Had the author's name been hidden, I would have never guessed that this was a Richelle Mead book. It has all the hallmarks of a bad ya novel. First, there is the poor world building. Sure the book designates the two lands as Osfrid and Adoria, but when you read the story, it just feels like Britain and colonial America. Next, there is the insta-love between the main character and the one dimensional love interest. Let's not forget the best friends that exist to prop up the main character and a lackluster plot aside from the romance. Moving on!
- Inland by Kat Rosenfield
I'm going to let you in on a little personal secret of mine. I'm not quite sure I'm that big a fan of magical realism. Gasps of shock. Yep, that's right. I don't know if it's because I've only read bad instances of magical realism, but I just don't like it. Whenever a book seems to be set in a normal, everyday world and then shifts to something in the realm of the magical or fable, it's just jarring and confusing for me. That was the case with Inland. The book focuses on Callie, a girl who lost her mother when she was young. Now she lives with her father and suffers from an undiagnosed lung condition. All of that changes when they move to the Florida coast. Her health starts to improve, she makes some friends, and even has a boyfriend. Oh just as a warning, prepare yourself for whiplash when the story takes a weird turn, which may or may not involve mythical sea creatures and a sentient body of water. Maybe other people will like this book, but it just wasn't my cup of tea.
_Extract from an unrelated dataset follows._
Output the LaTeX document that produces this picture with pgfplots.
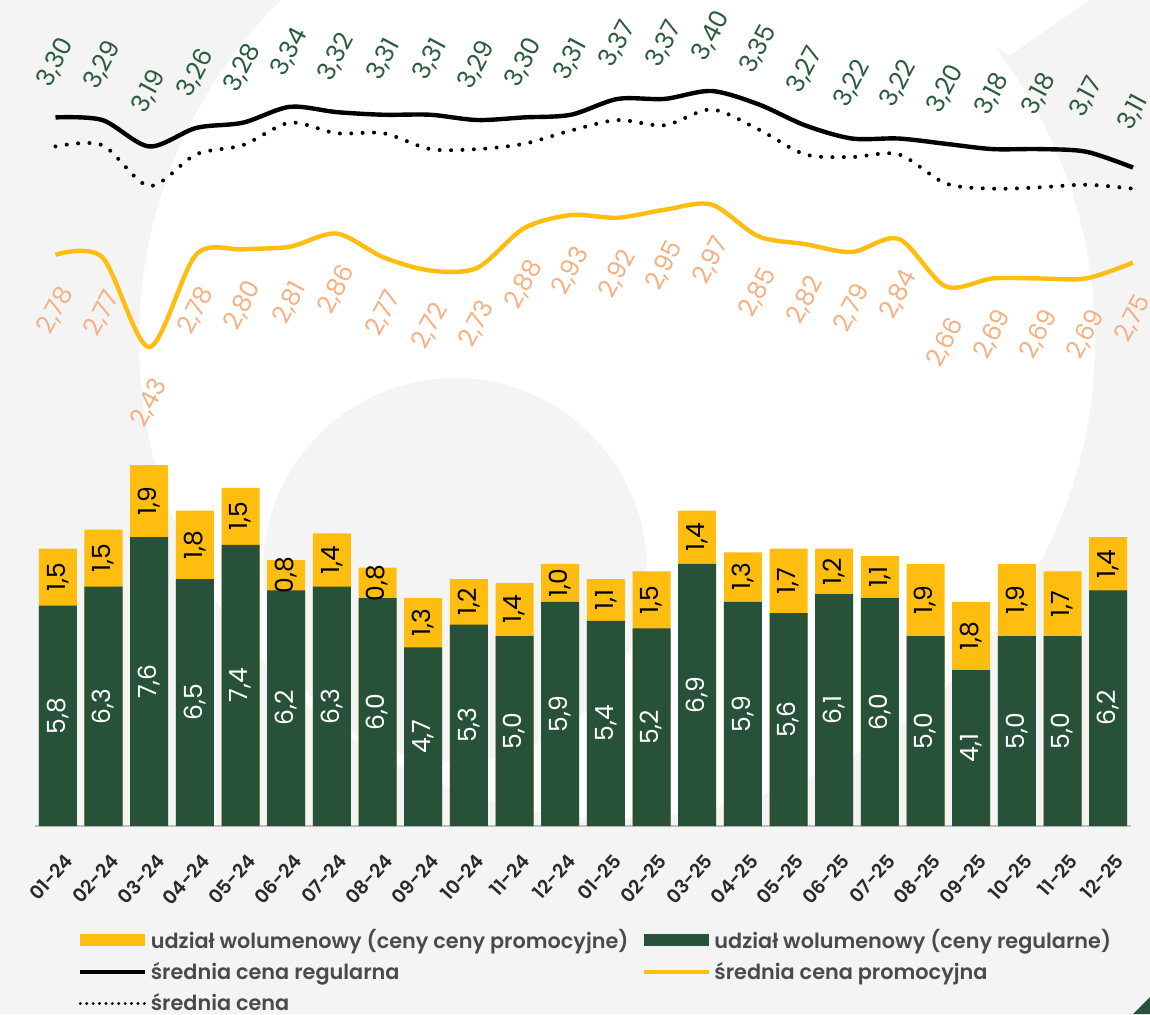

- Ready Player One by Ernest Cline
Ready Player One was also one of those super popular and hyped up books that I was afraid to read. Normally, those are the types of books that I end up hating. Instead, this is probably one of the best books I've read this year. Ready Player One is a ya sci-fi book that takes place in a future where the quality of life has been drastically lessened because the population has used up the majority of the fossil fuels. Now there is widespread poverty with a small wealthy class. The only highlight to this reality is the OASIS, a virtual reality that has become an ingrained part of everyday life. People create their own avatars within the system and can even attend school. After his death, the creator of OASIS leaves fortune to the player that can solve what is basically a virtual treasure hunt with clues that have to do with 80s pop culture. The book focuses on our main character, Wade Watts, as he attempts to win this fortune.
The world building in the book is solid, there is a nice balance of friendship, romance, action, and exposition, and the 80s references were a cool addition. All of the main and secondary characters were fully fleshed out too. For some, all of the pop culture and nerdy references might be foreign and alienating, but it's part of what makes it a great book and I would absolutely recommend it.
After all of that procrastination and tea fueled typing those were all of the books that I read in the month of April. Like I said, a mixed bag of opinions, but I'm looking forward to what May has to bring. So far 2016 seems to be a great reading year for me!